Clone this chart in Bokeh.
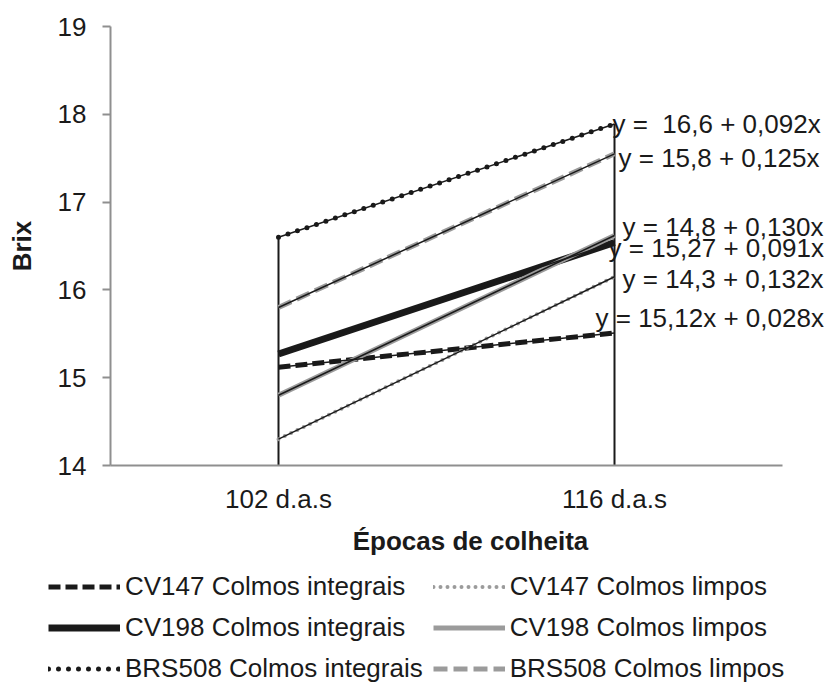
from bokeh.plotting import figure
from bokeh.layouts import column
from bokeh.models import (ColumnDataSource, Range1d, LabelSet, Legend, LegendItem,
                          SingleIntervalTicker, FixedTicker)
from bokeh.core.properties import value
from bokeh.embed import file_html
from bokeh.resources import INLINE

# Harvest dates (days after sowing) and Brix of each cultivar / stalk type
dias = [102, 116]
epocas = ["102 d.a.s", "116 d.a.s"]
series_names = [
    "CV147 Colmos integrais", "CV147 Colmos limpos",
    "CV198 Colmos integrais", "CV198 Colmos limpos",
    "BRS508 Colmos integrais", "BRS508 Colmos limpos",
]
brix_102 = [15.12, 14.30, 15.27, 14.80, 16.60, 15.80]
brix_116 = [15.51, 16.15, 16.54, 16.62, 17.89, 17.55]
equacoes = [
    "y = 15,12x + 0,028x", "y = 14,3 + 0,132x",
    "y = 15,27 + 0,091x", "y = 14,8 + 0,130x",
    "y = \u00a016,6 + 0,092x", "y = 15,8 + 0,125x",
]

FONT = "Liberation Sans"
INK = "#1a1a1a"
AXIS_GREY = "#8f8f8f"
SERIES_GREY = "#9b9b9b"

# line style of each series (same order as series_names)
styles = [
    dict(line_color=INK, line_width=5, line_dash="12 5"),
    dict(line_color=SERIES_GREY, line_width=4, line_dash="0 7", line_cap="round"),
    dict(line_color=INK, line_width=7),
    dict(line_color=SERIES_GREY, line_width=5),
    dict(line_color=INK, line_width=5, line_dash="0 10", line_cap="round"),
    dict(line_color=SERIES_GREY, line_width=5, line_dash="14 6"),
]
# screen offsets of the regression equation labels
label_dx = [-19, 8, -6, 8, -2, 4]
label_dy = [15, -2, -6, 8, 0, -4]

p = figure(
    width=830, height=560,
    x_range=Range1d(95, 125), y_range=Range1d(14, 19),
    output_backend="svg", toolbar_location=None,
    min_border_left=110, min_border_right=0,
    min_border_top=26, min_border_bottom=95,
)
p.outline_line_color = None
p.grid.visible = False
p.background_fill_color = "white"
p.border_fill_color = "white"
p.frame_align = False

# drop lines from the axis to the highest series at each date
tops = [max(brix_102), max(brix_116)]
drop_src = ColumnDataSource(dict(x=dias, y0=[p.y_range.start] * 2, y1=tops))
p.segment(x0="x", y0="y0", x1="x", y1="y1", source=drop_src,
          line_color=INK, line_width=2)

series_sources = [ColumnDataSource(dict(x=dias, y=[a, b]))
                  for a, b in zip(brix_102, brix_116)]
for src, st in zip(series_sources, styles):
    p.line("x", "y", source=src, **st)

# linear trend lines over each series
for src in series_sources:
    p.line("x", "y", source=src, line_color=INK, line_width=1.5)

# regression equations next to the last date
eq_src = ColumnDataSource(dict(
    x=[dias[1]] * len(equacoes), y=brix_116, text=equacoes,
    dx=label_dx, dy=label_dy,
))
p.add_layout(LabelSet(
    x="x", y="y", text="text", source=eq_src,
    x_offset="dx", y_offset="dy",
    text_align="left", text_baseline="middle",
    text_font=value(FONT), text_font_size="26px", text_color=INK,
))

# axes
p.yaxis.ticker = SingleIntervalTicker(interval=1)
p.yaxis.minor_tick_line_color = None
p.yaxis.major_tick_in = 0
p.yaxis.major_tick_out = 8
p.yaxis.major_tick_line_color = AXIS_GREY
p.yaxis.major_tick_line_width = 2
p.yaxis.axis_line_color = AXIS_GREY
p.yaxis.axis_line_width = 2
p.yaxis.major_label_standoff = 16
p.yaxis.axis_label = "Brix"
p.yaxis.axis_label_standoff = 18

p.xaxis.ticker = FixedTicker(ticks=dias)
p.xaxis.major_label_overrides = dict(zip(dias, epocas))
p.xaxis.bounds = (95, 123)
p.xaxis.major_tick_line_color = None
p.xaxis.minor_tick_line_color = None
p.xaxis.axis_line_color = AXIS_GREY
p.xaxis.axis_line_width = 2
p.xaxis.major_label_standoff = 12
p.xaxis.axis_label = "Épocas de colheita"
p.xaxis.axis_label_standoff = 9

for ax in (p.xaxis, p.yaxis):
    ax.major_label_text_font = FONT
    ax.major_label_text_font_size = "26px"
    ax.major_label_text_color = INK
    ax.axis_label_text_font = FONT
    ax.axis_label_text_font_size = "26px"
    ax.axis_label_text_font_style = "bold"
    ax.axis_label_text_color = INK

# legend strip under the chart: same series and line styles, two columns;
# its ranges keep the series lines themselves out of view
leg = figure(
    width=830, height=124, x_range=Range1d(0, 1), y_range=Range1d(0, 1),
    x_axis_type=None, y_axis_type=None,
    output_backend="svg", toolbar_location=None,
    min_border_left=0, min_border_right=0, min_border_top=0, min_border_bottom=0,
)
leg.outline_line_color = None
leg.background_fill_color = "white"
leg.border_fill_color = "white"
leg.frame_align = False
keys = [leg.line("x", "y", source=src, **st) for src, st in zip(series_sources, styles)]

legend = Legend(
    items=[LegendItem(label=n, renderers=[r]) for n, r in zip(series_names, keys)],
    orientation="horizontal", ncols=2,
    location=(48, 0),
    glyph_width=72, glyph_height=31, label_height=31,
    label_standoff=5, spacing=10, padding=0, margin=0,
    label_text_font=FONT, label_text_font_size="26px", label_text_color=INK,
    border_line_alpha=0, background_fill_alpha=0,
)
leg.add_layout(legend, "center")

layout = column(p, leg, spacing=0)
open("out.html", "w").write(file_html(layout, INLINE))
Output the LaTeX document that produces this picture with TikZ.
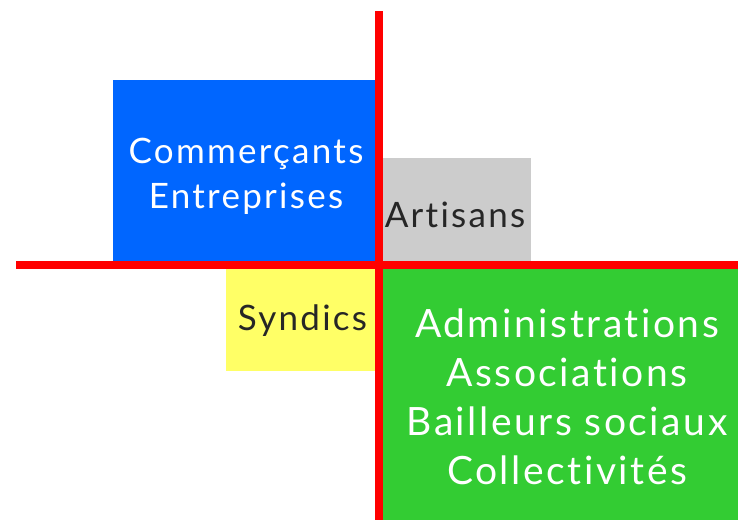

**Task objective:** Pull out each line containing the word "this" and copy it.

**Expected answer:**
Clone this chart in Bokeh.
Output the LaTeX document that produces this picture with TikZ.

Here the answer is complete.